Her parents, Keith Bartholomew and Sherry Bartholomew, both of West Sunbury, knew for several years that their daughter was small.

“Nobody really picked up (on the disease) until she got real sick. She got a stomach flu that put her into Children’s (Hospital),” Keith Bartholomew said. “She ended up staying a week. The very last day someone suggested a brain scan.”

Doctors discovered an abnormal portion of her brain. She was 7 years old.

The Bartholomews learned Olivia has mitochondrial disease. A year later, they received a more specific diagnosis of Kearns-Sayre Syndrome.

“At that time, she was one of 247 known cases,” Bartholomew said.

“It is a multisystem disease,” Mohan said. “Those organs that require the most energy are the ones that are most adversely affected.”

“Someone with a mitochondrial disease might, just by getting up and walking across the room, feel as though they just ran a marathon,” Mohan said.

He said the 250 primary mitochondrial diseases identified disable the body’s production of energy. They also cause other diseases.

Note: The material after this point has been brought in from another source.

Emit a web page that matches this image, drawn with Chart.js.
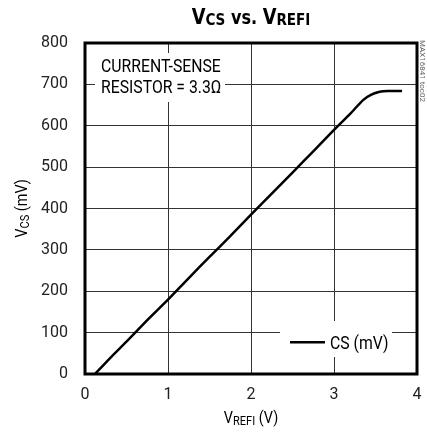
<!DOCTYPE html>
<html><head><meta charset="utf-8">
<script src="https://cdn.jsdelivr.net/npm/chart.js@4/dist/chart.umd.min.js"></script>
<style>html,body{margin:0;padding:0;background:#fff}#wrap{width:427px;height:439px;position:relative}</style>
</head><body><div id="wrap"><canvas id="c" width="427" height="439"></canvas></div>
<script>
const xValues = [0.12, 0.3, 0.5, 0.75, 1.0, 1.25, 1.5, 1.75, 2.0, 2.25, 2.5, 2.75, 3.0, 3.2, 3.35, 3.45, 3.55, 3.65, 3.82];
const csValues = [0, 38, 78, 130, 180, 232, 283, 333, 385, 436, 487, 538, 590, 630, 662, 675, 682, 684, 684];
const xTicks = [0, 1, 2, 3, 4];
const yTicks = [0, 100, 200, 300, 400, 500, 600, 700, 800];
const seriesLabel = 'CS (mV)';
const FONT = 'Roboto, "DejaVu Sans Condensed", sans-serif';
const TFONT = '"DejaVu Sans Condensed", Roboto, sans-serif';

// draws text with horizontal compression factor sx
function drawSub(ctx, parts, x, y, align, sx, fam) {
  sx = sx || 1; fam = fam || FONT;
  let total = 0;
  parts.forEach(p => { ctx.font = (p[2] ? 'bold ' : '') + p[1] + 'px ' + fam; p.w = ctx.measureText(p[0]).width; total += p.w; });
  ctx.save();
  ctx.translate(x, y);
  ctx.scale(sx, 1);
  let cx = align === 'center' ? -total / 2 : 0;
  ctx.textAlign = 'left'; ctx.textBaseline = 'alphabetic';
  parts.forEach(p => { ctx.font = (p[2] ? 'bold ' : '') + p[1] + 'px ' + fam; ctx.fillText(p[0], cx, (p[3] || 0)); cx += p.w; });
  ctx.restore();
}

const deco = {
  id: 'deco',
  beforeDatasetsDraw(chart) {
    const ctx = chart.ctx;
    ctx.save();
    ctx.fillStyle = '#fff';
    ctx.fillRect(95, 53, 130, 49);
    ctx.fillRect(280, 321, 112, 36);
    ctx.restore();
  },
  afterDraw(chart) {
    const ctx = chart.ctx, a = chart.chartArea;
    const ys = chart.scales.y;
    ctx.save();
    ctx.strokeStyle = '#000'; ctx.lineWidth = 3;
    ctx.strokeRect(a.left, a.top, a.right - a.left, a.bottom - a.top);
    ctx.fillStyle = '#000';
    const cx = (a.left + a.right) / 2;
    drawSub(ctx, [['V', 21, true], ['CS', 16, true, 1], [' vs. ', 19, true], ['V', 21, true], ['REFI', 16, true, 1]], cx, 24, 'center', 0.94, TFONT);
    drawSub(ctx, [['V', 17, false], ['REFI', 13, false, 2], [' (V)', 17, false]], cx, 423, 'center', 0.85);
    ctx.save();
    ctx.translate(27, (a.top + a.bottom) / 2);
    ctx.rotate(-Math.PI / 2);
    drawSub(ctx, [['V', 17, false], ['CS', 13, false, 2], [' (mV)', 17, false]], 0, 0, 'center', 0.85);
    ctx.restore();
    drawSub(ctx, [['CURRENT-SENSE', 19, false]], 101, 72, 'left', 0.83);
    drawSub(ctx, [['RESISTOR = 3.3\u03A9', 19, false]], 101, 93, 'left', 0.83);
    const ly = ys.getPixelForValue(77);
    ctx.strokeStyle = '#000'; ctx.lineWidth = 2.5;
    ctx.beginPath(); ctx.moveTo(290, ly); ctx.lineTo(325, ly); ctx.stroke();
    drawSub(ctx, [[chart.data.datasets[0].label, 19, false]], 330, ly + 7, 'left', 0.83);
    ctx.save();
    ctx.translate(422, 40);
    ctx.rotate(Math.PI / 2);
    ctx.fillStyle = '#666'; ctx.font = '8px ' + FONT; ctx.textAlign = 'left'; ctx.textBaseline = 'middle';
    ctx.fillText('MAX16841 toc02', 0, 0);
    ctx.restore();
    ctx.restore();
  }
};

new Chart(document.getElementById('c'), {
  type: 'line',
  data: {
    datasets: [{
      label: seriesLabel,
      data: xValues.map((x, i) => ({ x: x, y: csValues[i] })),
      borderColor: '#000', borderWidth: 2.5, pointRadius: 0, tension: 0.2, fill: false
    }]
  },
  options: {
    responsive: false, animation: false,
    layout: { padding: { left: 0, right: 10, top: 43, bottom: 0 } },
    plugins: { legend: { display: false }, title: { display: false }, tooltip: { enabled: false } },
    scales: {
      x: {
        type: 'linear', min: 0, max: 4,
        afterBuildTicks: s => { s.ticks = xTicks.map(v => ({ value: v })); },
        afterFit: s => { s.height = 65; s.paddingRight = 0; s.paddingLeft = 0; },
        grid: { color: '#333', lineWidth: 1, drawTicks: false },
        border: { display: false },
        ticks: { padding: 11, color: '#222', font: { family: FONT, size: 16 } }
      },
      y: {
        type: 'linear', min: 0, max: 800,
        afterBuildTicks: s => { s.ticks = yTicks.map(v => ({ value: v })); },
        afterFit: s => { s.width = 85; s.paddingTop = 0; s.paddingBottom = 0; },
        grid: { color: '#333', lineWidth: 1, drawTicks: false },
        border: { display: false },
        ticks: { padding: 17, color: '#222', font: { family: FONT, size: 16 } }
      }
    }
  },
  plugins: [deco]
});
</script></body></html>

Alzheimer’s and Parkinson’s diseases, autism, cortical blindness, cortical deafness and diabetes have mitochondrial-related components.

Olivia’s parents and their families care for her at home.

“About every two hours she needs something, or maybe three if she’s doing good,” Bartholomew said.

“She is very tiny,” Holly Collins, Olivia’s aunt, said. “When she walks, she has the tremors and shakes of the disease. She has tunnel vision.”

Collins said Olivia has a pacemaker. She also has type 1 diabetes with very unstable blood sugar levels.

“This year going into school was rough because the kids are so big,” Bartholomew said. “She’s old enough to pick up on what she can’t do.”

Olivia will be in sixth grade in the fall.

“There’s constantly someone watching out for her at the school,” Collins said. “These kids rally around her.”

Collins, who works at the school, and Courtney Collins, her daughter, had T-shirts made with Courtney Collins’ design of a lion in a tree.

“I had 24 sponsors,” Holly Collins said. “We were just grateful that they were willing to raise money for the team and the foundation.”

More than 280 shirts were sold.

“The community rallied around her. They knew the walkathon was coming,” Collins said. “They knew the money was going to the foundation in hopes of finding a cure for her.”

“I can’t thank them all enough,” Collins said

Bartholomew said Olivia needs a lot of encouragement.

“Everything’s a pep rally with her,” he said. “There are new battles that arise every few months.”

He said that even with the challenges, staff at Dassa McKinney want Olivia to continue at the school.

“Olivia has a lot of obstacles in life but is a very lucky little girl to have so many people care and show their support for her,” Sherry Bartholomew said. “They really are a caring bunch and the school could not have done any more to support her.”

Olivia is participating in a study of a new medication. Keith Bartholomew said it has improved her energy. Olivia’s pacemaker also has helped.

“We’ve had some prayers answered in the past month or two. We jumped ahead. To me that’s everybody praying for her. You go with that and you have to run with it,” he said.